- Born: 1888 Puebla de Lillo, Castile and León, Spain
- Died: 1959 (aged 70–71) Puebla de Lillo, Castile and León, Spain
- Occupation: Bus driver
- Years active: 1925–1958
- Known for: First Spanish woman to obtain a driving licence
- Children: 6

= Catalina García González =

Spanish bus driver (1888–1959)

Catalina García González (1888–1959) was a Spanish woman who was the first woman in Spain to obtain a driving licence in 1925, as well as the country's first female bus driver. She went on to establish the first bus line between Cofiñal and Boñar, which she had initially established in 1908 using a horse-drawn carriage.

== Biography ==
García González was born in 1888 in Puebla de Lillo, León. She was the youngest of four children born to Baltasar García, a civil guard from Rioseco de Tapia, and Juliana González, a housewife from Puebla de Lillo.

In 1902, at the age of 14, García González began working for her family, using a horse to unload shipments of trout to be transported from La Robla to Madrid.
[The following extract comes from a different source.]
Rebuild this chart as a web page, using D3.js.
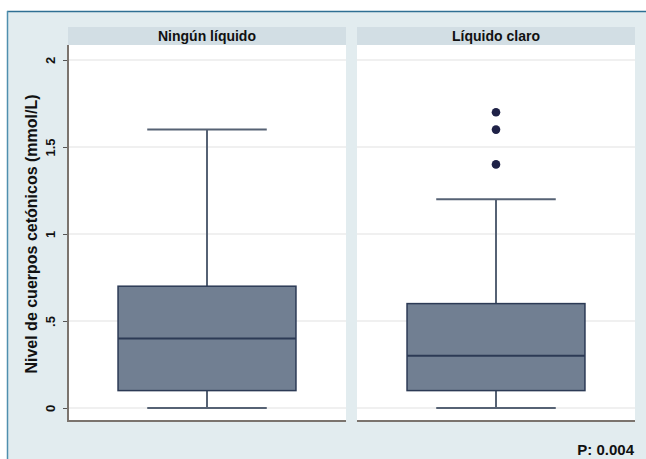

In 1925, García González became the first woman in Spain to obtain a driving licence. At that time, women required permission from their husbands, as well as a certificate of good conduct from the mayor of their town of residence, in order to request a licence, following a royal decree issued in 1918.

García González was the mother of six children and ran an inn, Casa Catalina, which primarily accommodated workers from the San Andrés talc mines, where her husband also worked. She died in 1959.

== Driving career ==
In 1908, García González established a transport service between Cofiñal, Puebla de Lillo and Boñar, which she initially operated using a horse-drawn carriage with capacity for four to five passengers. García González started the journey in the morning, returning in the afternoon.

In 1925, García González obtained a driving licence, and started driving a Ford Model T, which had been purchased second-hand by her husband in 1922. She subsequently bought a Hispano Suiza, which enabled her to use this to transport passengers, replacing her carriage. García González was able to obtain a concession to establish a bus route to Boñar on the basis that she agreed to act as a postwoman, without pay, to 21 communities she would pass through on the route, which traversed the municipalities of Puebla de Lillo, Vegamián, Reyero and Boñar. Her bus made four trips a day. García González had fought to obtain the concession against more experienced competitors, and had initially been unsuccessful when the concession was first offered to the company Empresa Fernández.

In 1935, García González's bus line company was visited by representatives from the Ministry of Finance, which authorised that it was compliant with regulations, which granted García González the right to receive monthly payments from stamps on tickets and concessions.

In 1958, García González sold her bus company to Francisco López Alba. Following this, locals were reported to still refer to the bus as "el bus de Catalina" (lit. 'Catalina's bus').

== Recognition ==
García González has been recognised a pioneering woman in the automobile industry. alongside Sophie Opel, Bertha Benz, Dorothy Levitt and Camille du Gast.

Isaías Lafuente described García González as bringing progress to women's rights, particularly in eastern León where she lived and worked, due to her prominence as a local businesswoman who operated both the local bus line and a popular inn.

The city of León has proposed renaming a street in tribute to García González.